Could you copy every line from the material below in which "this" appears?

BEGIN Records supplied

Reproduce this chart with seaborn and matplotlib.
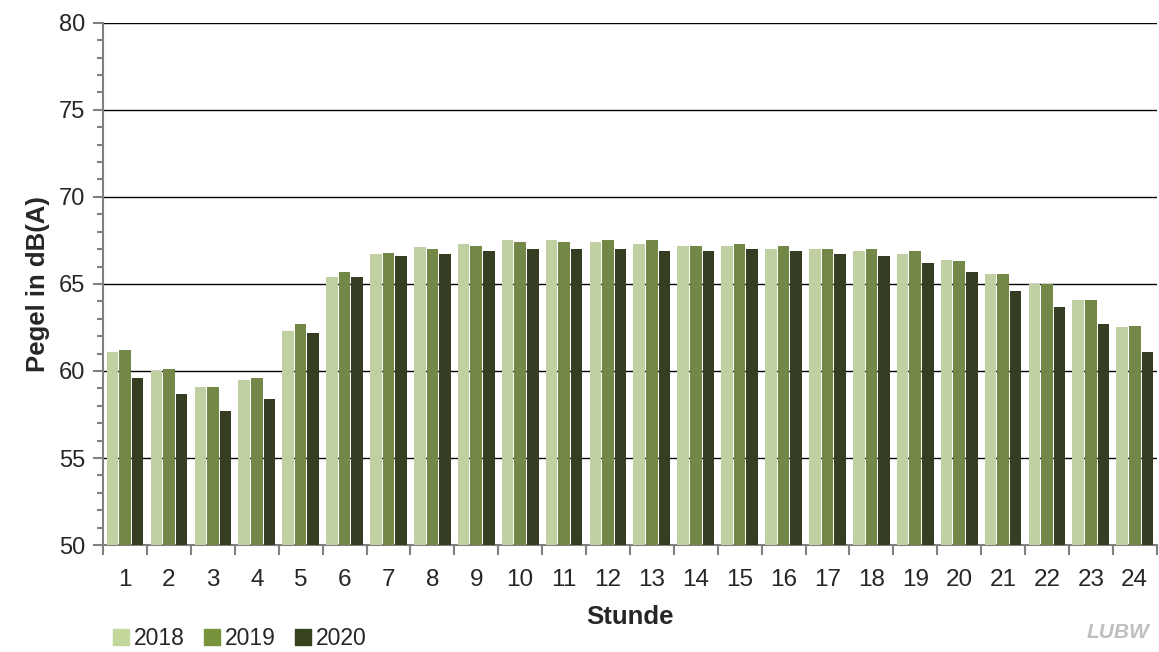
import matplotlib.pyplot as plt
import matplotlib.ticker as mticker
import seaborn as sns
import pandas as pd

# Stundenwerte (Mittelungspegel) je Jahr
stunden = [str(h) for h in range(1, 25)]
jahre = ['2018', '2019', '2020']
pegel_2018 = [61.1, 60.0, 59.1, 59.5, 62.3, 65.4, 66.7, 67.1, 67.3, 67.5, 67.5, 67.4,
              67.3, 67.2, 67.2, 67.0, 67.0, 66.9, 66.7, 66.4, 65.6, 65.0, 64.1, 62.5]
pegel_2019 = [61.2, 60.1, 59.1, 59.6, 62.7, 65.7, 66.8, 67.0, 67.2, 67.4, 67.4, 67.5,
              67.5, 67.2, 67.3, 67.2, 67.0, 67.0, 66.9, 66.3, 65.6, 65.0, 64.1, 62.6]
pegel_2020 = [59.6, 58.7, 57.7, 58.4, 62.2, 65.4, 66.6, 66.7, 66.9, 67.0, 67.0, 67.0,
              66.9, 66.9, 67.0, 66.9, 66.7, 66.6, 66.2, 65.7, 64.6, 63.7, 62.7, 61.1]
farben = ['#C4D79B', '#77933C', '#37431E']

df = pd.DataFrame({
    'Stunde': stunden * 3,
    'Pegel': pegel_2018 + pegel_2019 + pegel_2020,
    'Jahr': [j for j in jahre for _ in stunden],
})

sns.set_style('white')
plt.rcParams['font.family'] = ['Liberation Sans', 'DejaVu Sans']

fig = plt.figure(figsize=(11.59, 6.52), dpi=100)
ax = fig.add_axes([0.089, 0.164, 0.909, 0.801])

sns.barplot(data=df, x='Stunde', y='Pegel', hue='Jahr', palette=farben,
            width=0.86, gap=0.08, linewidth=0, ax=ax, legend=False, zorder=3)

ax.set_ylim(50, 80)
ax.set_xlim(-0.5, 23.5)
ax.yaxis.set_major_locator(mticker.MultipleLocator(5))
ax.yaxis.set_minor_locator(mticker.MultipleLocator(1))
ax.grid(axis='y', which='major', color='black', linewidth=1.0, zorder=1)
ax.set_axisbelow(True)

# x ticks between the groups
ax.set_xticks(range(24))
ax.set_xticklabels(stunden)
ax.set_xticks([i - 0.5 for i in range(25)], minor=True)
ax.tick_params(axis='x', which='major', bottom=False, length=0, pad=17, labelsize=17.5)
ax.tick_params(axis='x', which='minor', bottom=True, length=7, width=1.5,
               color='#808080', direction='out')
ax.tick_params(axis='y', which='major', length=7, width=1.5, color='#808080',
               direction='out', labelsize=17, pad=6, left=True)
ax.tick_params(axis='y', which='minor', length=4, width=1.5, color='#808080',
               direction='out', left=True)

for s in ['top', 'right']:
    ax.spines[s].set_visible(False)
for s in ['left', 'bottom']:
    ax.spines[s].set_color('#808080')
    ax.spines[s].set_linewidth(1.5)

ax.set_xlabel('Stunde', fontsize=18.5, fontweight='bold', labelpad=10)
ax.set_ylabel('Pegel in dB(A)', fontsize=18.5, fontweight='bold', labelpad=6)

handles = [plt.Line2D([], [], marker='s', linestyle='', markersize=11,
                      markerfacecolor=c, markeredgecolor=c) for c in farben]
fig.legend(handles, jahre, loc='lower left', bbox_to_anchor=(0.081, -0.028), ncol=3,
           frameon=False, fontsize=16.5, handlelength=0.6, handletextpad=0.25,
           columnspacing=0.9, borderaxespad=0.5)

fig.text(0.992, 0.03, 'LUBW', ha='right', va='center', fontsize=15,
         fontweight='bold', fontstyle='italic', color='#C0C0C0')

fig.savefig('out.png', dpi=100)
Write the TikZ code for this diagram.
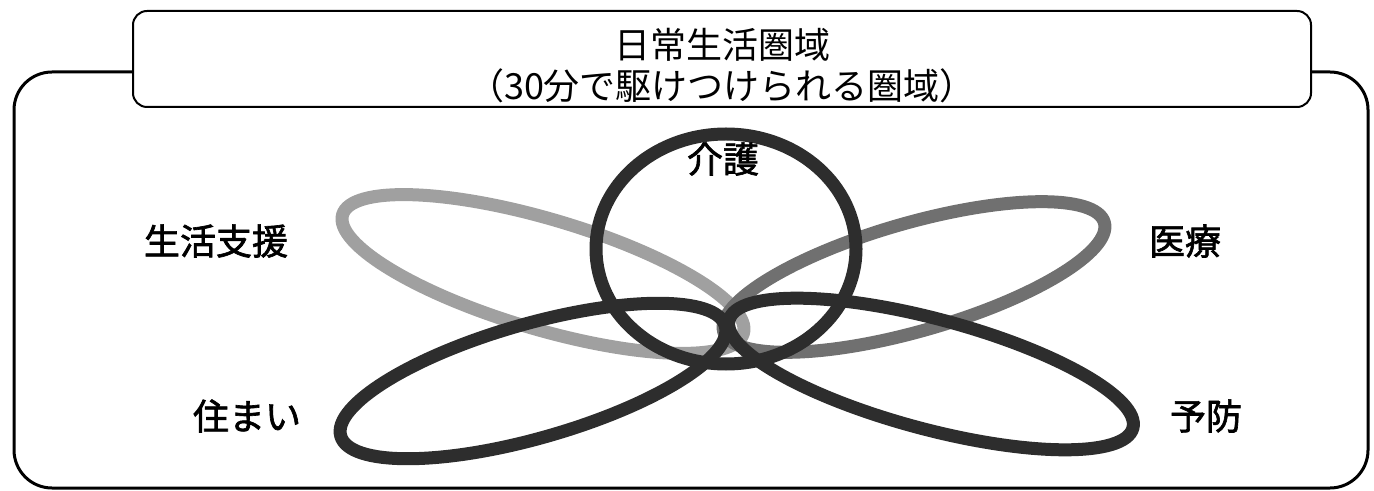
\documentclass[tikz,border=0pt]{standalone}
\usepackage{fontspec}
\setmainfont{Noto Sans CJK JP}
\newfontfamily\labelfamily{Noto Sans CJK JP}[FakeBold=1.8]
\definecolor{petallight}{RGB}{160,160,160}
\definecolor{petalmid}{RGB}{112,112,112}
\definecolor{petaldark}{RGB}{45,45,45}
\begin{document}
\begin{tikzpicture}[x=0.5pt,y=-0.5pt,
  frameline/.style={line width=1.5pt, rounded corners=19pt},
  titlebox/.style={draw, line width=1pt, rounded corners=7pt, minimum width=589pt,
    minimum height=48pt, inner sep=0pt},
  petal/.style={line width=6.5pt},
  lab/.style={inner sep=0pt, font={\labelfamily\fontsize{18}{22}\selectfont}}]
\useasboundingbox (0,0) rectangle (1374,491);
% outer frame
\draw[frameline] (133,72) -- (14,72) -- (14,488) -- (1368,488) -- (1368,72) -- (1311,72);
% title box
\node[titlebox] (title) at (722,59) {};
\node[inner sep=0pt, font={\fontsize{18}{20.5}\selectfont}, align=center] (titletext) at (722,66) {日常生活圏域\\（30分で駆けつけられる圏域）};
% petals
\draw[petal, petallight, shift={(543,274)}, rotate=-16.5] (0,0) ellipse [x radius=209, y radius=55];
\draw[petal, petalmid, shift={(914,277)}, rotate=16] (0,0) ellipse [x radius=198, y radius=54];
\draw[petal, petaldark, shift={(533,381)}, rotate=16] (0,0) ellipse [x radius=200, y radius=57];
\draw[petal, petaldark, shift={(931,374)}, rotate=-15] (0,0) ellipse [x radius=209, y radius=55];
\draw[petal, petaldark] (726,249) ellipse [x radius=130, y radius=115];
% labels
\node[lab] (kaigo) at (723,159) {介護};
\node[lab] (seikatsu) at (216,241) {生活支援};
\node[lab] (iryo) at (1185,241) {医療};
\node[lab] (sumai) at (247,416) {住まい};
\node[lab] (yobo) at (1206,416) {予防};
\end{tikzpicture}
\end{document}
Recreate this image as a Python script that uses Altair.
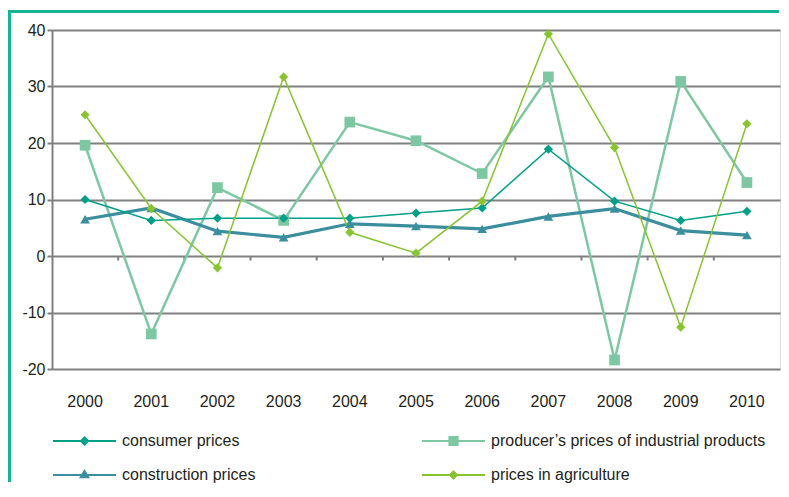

END Records supplied

■ Answer
Reproduce this chart with seaborn and matplotlib.
Write the TikZ code for this diagram.
Recreate this image as a Python script that uses Altair.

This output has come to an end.